Watching Kathryn Bigelow‘s The Hurt Locker is like having your heart operated on by a construction worker wielding a power pneumatic nail-driver. And the high-voltage stuff, which happens often, is, no joke, on the level of the armed creature-hunting and creature-evading sequences in Aliens, the classic 1986 thriller directed by Bigelow’s one-time-squeeze James Cameron. Where are the monsters, will they rise up and kill us when we round the next corner, and do we have a chance of killing them first? Except this time the monsters are just lying there, waiting to go fuck-you-bluh-doom!


Hurt Locker star Jeremy Renner

I had a couple of minor issues and confusions, one of them to do with the not-good-enough ending, another about the identity of a minor character who seems to die and then perhaps is alive later on. But you can’t sweat the small stuff.
Set in Baghdad and the full maelstrom of that godforsaken conflict, this is a full-power throttle, nail-biting, bomb-defusal suspense film that gradually becomes a kind of existential nerve ride about the risk and uncertainty of everything and anything, plus an explanation of the addiction that war is for some guys who go through it and can’t quite leave it alone.
The Hurt Locker is absolutely a classic war film in the tradition of Platoon, The Thin Red Line, Pork Chop Hill, Paths of Glory and the last 25% of Full Metal Jacket, and it damn well better be acquired by someone and set for release sometime between now and 12.31. Because I’m getting tired of this shit.
Something is very wrong with life, the world, human nature and the film business when a movie this knock-down good is still hunting for distribution. I’m obviously aware of all the Iraq War films that died last year but this movie is something else. You don’t shun movies like this. If you’re a distributor and that’s your judgment — walk away, we can’t sell it, we’ll lose our shirts — then you need to get out of the movie business and start selling refrigerators or cars. A buyer told me a little while ago that it only cost about $15 million or less. How could the numbers not work?
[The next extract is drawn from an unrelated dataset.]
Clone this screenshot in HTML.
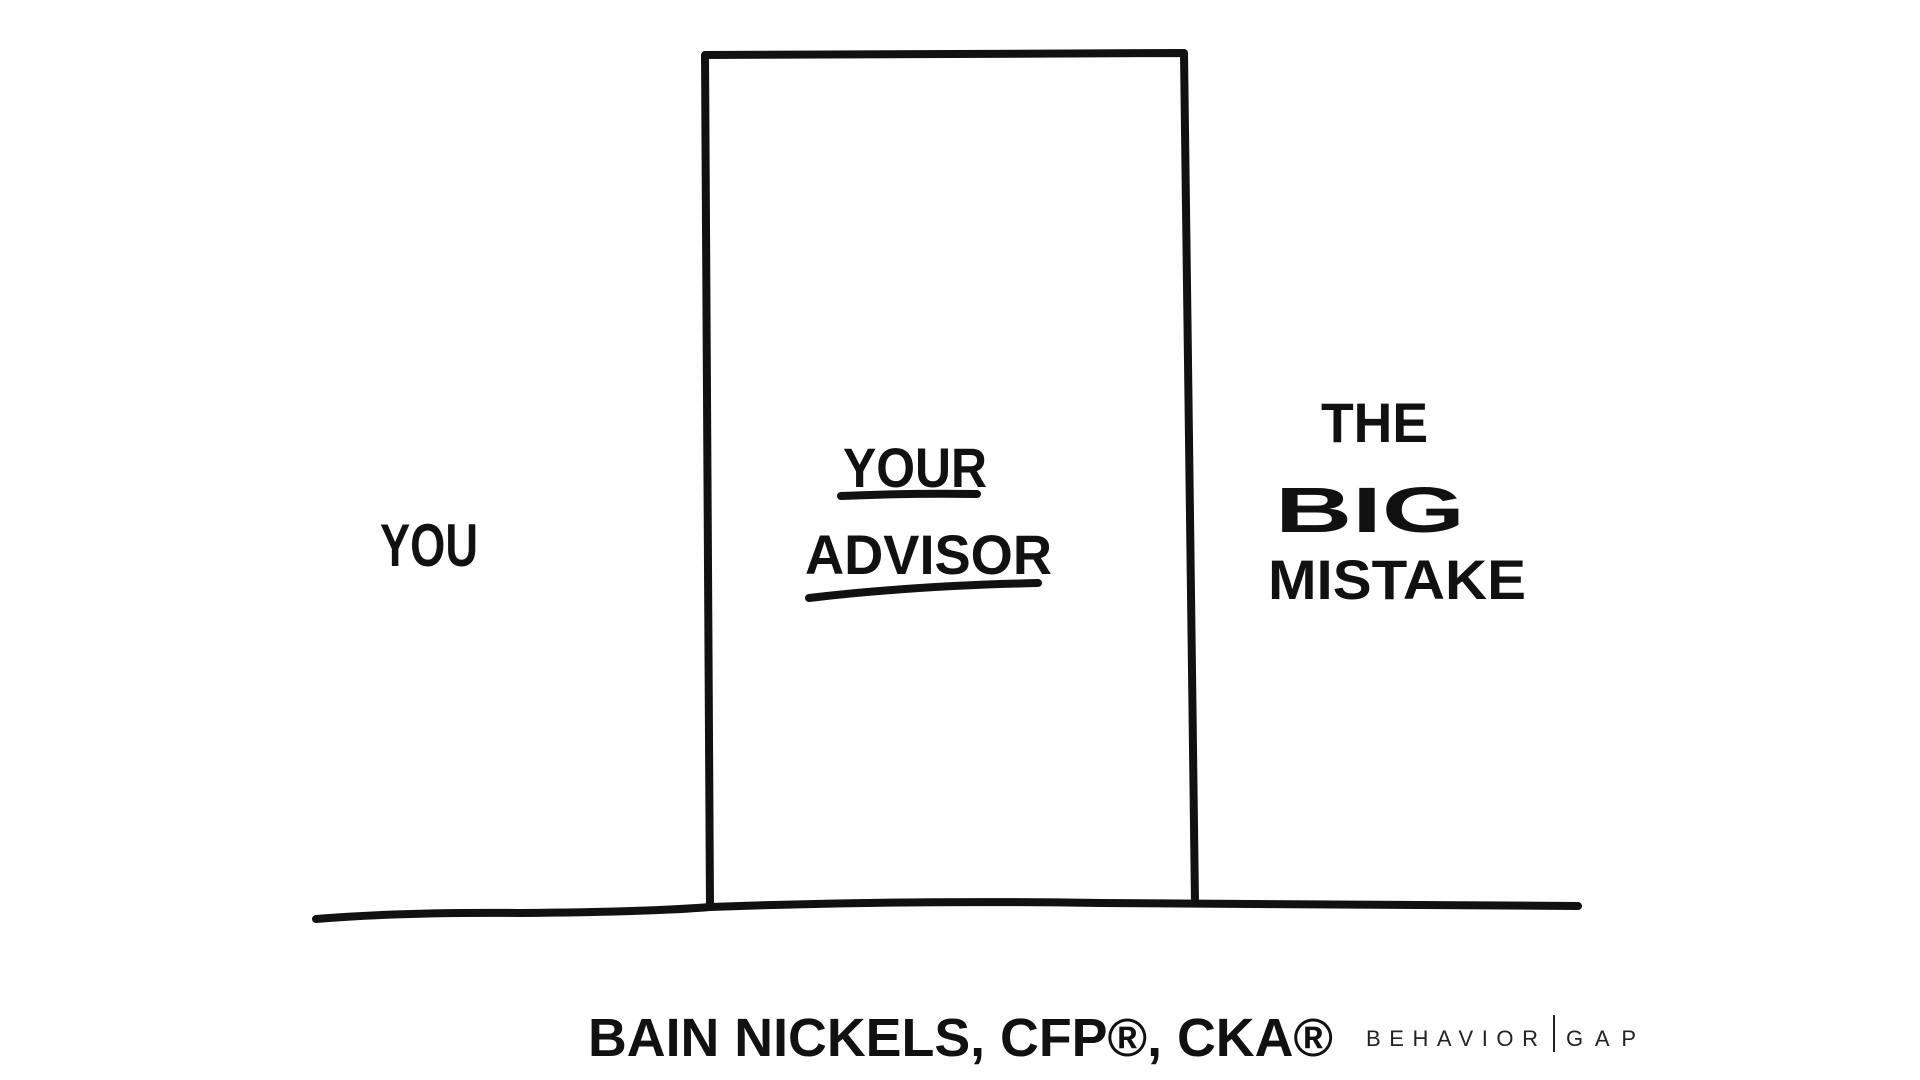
<!DOCTYPE html>
<html><head><style>
html,body{margin:0;padding:0;background:#fff;}
svg{display:block;}
.h{font-family:"Liberation Sans Narrow","Liberation Sans",sans-serif;font-weight:bold;fill:#111;}
</style></head><body>
<svg width="1920" height="1080" viewBox="0 0 1920 1080" xmlns="http://www.w3.org/2000/svg">
<rect width="1920" height="1080" fill="#fff"/>
<g fill="none" stroke="#111" stroke-width="8" stroke-linecap="round" stroke-linejoin="round">
<path d="M710,907 L705,55 L1184,53 L1195,903"/>
<path d="M316,919 Q400,912 520,913 Q650,912 710,907 Q900,900 1100,903 Q1300,905 1578,906"/>
<path d="M841,496 Q910,493 977,494"/>
<path d="M809,598 Q910,586 1038,583"/>
</g>
<text class="h" x="380" y="566" font-size="60" textLength="98" lengthAdjust="spacingAndGlyphs">YOU</text>
<text class="h" x="843" y="487" font-size="56" textLength="144" lengthAdjust="spacingAndGlyphs">YOUR</text>
<text class="h" x="805" y="574" font-size="56" textLength="247" lengthAdjust="spacingAndGlyphs">ADVISOR</text>
<text class="h" x="1321" y="442" font-size="56" textLength="107" lengthAdjust="spacingAndGlyphs">THE</text>
<text class="h" x="1275" y="532" font-size="64" textLength="190" lengthAdjust="spacingAndGlyphs">BIG</text>
<text class="h" x="1268" y="599" font-size="56" textLength="258" lengthAdjust="spacingAndGlyphs">MISTAKE</text>
<text x="588" y="1056" font-family="Liberation Sans, sans-serif" font-weight="bold" font-size="54" fill="#111" textLength="745" lengthAdjust="spacingAndGlyphs">BAIN NICKELS, CFP®, CKA®</text>
<text x="1366" y="1046" font-family="Liberation Sans, sans-serif" font-size="22" fill="#222" textLength="172" lengthAdjust="spacing">BEHAVIOR</text>
<line x1="1554" y1="1015" x2="1554" y2="1052" stroke="#222" stroke-width="2"/>
<text x="1566" y="1046" font-family="Liberation Sans, sans-serif" font-size="22" fill="#222" textLength="70" lengthAdjust="spacing">GAP</text>
</svg>
</body></html>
This is a huge bounce-back for Bigelow, whose career has been on a low-flame for the last five or six years despite the fine, tight chops she showed on K-19: The Widowmaker (2002) and The Weight of Water (’00). This is unquestionably her best film ever. It’s also a great boon for Jeremy Renner, who plays the lead role Staff Sergeant William James, a bomb-defusing risk junkie. It’s a solid plus for costars Anthony Mackie and Brian Gerahty, and an occasion for three strong cameos by Guy Pearce, Ralph Fiennes and David Morse.
There is no “wrong” or “right” judgement about any film, but now that I’ve seen The Hurt Locker I’m stunned that Variety‘s Derek Elley could have panned it the way he did, calling it a hellish thing to sit through, and one that says nothing new about the Iraq War U.S. troop experience, and that it takes too long to get to the point (such as it is). What did Elley see over there? Was he on painkillers?
Mark Boal‘s screenplay is based on his first-hand experience with with a bomb squad in Baghdad sometime in ’04 or ’05. I loved that it doesn’t tell a carefully structured story with some kind of problem that has to solved or catharsis built into the third act. What it is, mainly, is a kind of you-are-there docudrama — feel it or run from it but this is what’s it really like, hombre.
There are something like six or seven action-suspense scenes, but what moves it along, simply, is character. Renner’s risk addiction, Mackie’s alarm at this tendency (and then his gradual acceptance and even submission), Gerahty’s shock and horror at what he encounters almost every day.


Hurt Locker costar Anthony Mackie

The movie starts to get classically emotional a little less than hour in when Renner becomes friendly with a young Arab kid named “Beckham” (Christopher Sayegh). The next beat in this bond shifts into a dark and tragic gear about 25 or 30 minutes later.
I don’t want to reveal too much here, but the only thing that didn’t feel quite right was a close-to-the-end sequence when Renner goes home to his (divorced?) wife and kid, and right away we can spot the familiar syndrome of the war veteran who can’t quite settle down and groove with a midle-class, comforts-of-home lifestyle. I don’t want to register a major complaint about this; it doesn’t work against the film as much as it fails to add anything significant.
This is probably the best film I’ve seen at the Toronto Film Festival so far. And to see it I had to blow off my last shot at seeing The Wrestler as well as a 12 noon press screening of I’ve Loved You For So Long, which I’ll at least be able to catch tomorrow night. But no Wrestler, dammit! Sorry, Darren Aronofsky, for this twist of fate. Hoping to see it very soon back in Los Angeles.